Goal:
Output every line exactly as written. Leave out pictures.
_____
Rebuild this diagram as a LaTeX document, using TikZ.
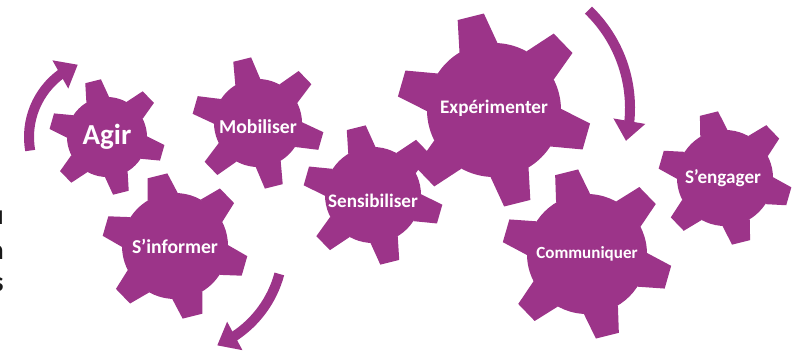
\documentclass[tikz,border=0pt]{standalone}
\usepackage{fontspec}
\setmainfont{Carlito}
\usepackage{xcolor}
\usetikzlibrary{arrows.meta,bending}

\definecolor{cogpurple}{RGB}{156,52,137}

\begin{document}
\begin{tikzpicture}[
    x=0.02cm, y=0.02cm,
    pics/cog/.style 2 args={code={
        \fill [cogpurple] (0,0) circle [radius=#1];
        \foreach \t in {104,164,...,404}
            \fill [cogpurple] ({\t-17}:#1) -- ({\t-8}:#2) -- ({\t+8}:#2) -- ({\t+17}:#1) -- cycle;
    }},
    cogtext/.style={text=white, inner sep=0pt, font=\bfseries},
    cuttext/.style={text=black!90, inner sep=0pt, anchor=base east, font=\bfseries\fontsize{16}{19}\selectfont},
    turn/.style={draw=cogpurple, line width=0.2cm, -{Triangle[length=0.4cm, width=0.62cm]}}
]
    \useasboundingbox (0,0) rectangle (801,355);

    \pic at (107,218) {cog={40}{58}};
    \pic at (258,232) {cog={44}{66}};
    \pic at (175,109) {cog={53}{73}};
    \pic at (373,160) {cog={48}{70}};
    \pic at (494,245) {cog={67}{97}};
    \pic at (587,101) {cog={60}{85}};
    \pic at (725,177) {cog={48}{67}};

    \node [cogtext, font=\bfseries\fontsize{16.5}{19}\selectfont] (agir) at (107,218) {Agir};
    \node [cogtext, font=\bfseries\fontsize{11.2}{13}\selectfont] (mobiliser) at (258,228) {Mobiliser};
    \node [cogtext, font=\bfseries\fontsize{11.2}{13}\selectfont] (informer) at (175,109) {S’informer};
    \node [cogtext, font=\bfseries\fontsize{10.9}{13}\selectfont] (sensibiliser) at (373,154) {Sensibiliser};
    \node [cogtext, font=\bfseries\fontsize{10.9}{13}\selectfont] (experimenter) at (494,247) {Expérimenter};
    \node [cogtext, font=\bfseries\fontsize{9.7}{12}\selectfont] (communiquer) at (587,101) {Communiquer};
    \node [cogtext, font=\bfseries\fontsize{10.9}{13}\selectfont] (engager) at (723,177) {S’engager};

    \node [cuttext] (sideu) at (4,130) {u};
    \node [cuttext] (sidea) at (4,95) {a};
    \node [cuttext] (sides) at (4,63) {s};

    \draw [turn] ([shift={(190:78)}]agir.center) arc [start angle=190, end angle=112, radius=78];
    \draw [turn] ([shift={(-15:108)}]informer.center) arc [start angle=-15, end angle=-67, radius=108];
    \draw [turn] ([shift={(46:136)}]experimenter.center) arc [start angle=46, end angle=-14, radius=136];
\end{tikzpicture}
\end{document}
_____
Solved exercise:
Rebuild this diagram as a LaTeX document, using TikZ.
\documentclass[tikz,border=0pt]{standalone}
\usepackage{fontspec}
\setmainfont{Carlito}
\usepackage{xcolor}
\usetikzlibrary{arrows.meta,bending}

\definecolor{cogpurple}{RGB}{156,52,137}

\begin{document}
\begin{tikzpicture}[
    x=0.02cm, y=0.02cm,
    pics/cog/.style 2 args={code={
        \fill [cogpurple] (0,0) circle [radius=#1];
        \foreach \t in {104,164,...,404}
            \fill [cogpurple] ({\t-17}:#1) -- ({\t-8}:#2) -- ({\t+8}:#2) -- ({\t+17}:#1) -- cycle;
    }},
    cogtext/.style={text=white, inner sep=0pt, font=\bfseries},
    cuttext/.style={text=black!90, inner sep=0pt, anchor=base east, font=\bfseries\fontsize{16}{19}\selectfont},
    turn/.style={draw=cogpurple, line width=0.2cm, -{Triangle[length=0.4cm, width=0.62cm]}}
]
    \useasboundingbox (0,0) rectangle (801,355);

    \pic at (107,218) {cog={40}{58}};
    \pic at (258,232) {cog={44}{66}};
    \pic at (175,109) {cog={53}{73}};
    \pic at (373,160) {cog={48}{70}};
    \pic at (494,245) {cog={67}{97}};
    \pic at (587,101) {cog={60}{85}};
    \pic at (725,177) {cog={48}{67}};

    \node [cogtext, font=\bfseries\fontsize{16.5}{19}\selectfont] (agir) at (107,218) {Agir};
    \node [cogtext, font=\bfseries\fontsize{11.2}{13}\selectfont] (mobiliser) at (258,228) {Mobiliser};
    \node [cogtext, font=\bfseries\fontsize{11.2}{13}\selectfont] (informer) at (175,109) {S’informer};
    \node [cogtext, font=\bfseries\fontsize{10.9}{13}\selectfont] (sensibiliser) at (373,154) {Sensibiliser};
    \node [cogtext, font=\bfseries\fontsize{10.9}{13}\selectfont] (experimenter) at (494,247) {Expérimenter};
    \node [cogtext, font=\bfseries\fontsize{9.7}{12}\selectfont] (communiquer) at (587,101) {Communiquer};
    \node [cogtext, font=\bfseries\fontsize{10.9}{13}\selectfont] (engager) at (723,177) {S’engager};

    \node [cuttext] (sideu) at (4,130) {u};
    \node [cuttext] (sidea) at (4,95) {a};
    \node [cuttext] (sides) at (4,63) {s};

    \draw [turn] ([shift={(190:78)}]agir.center) arc [start angle=190, end angle=112, radius=78];
    \draw [turn] ([shift={(-15:108)}]informer.center) arc [start angle=-15, end angle=-67, radius=108];
    \draw [turn] ([shift={(46:136)}]experimenter.center) arc [start angle=46, end angle=-14, radius=136];
\end{tikzpicture}
\end{document}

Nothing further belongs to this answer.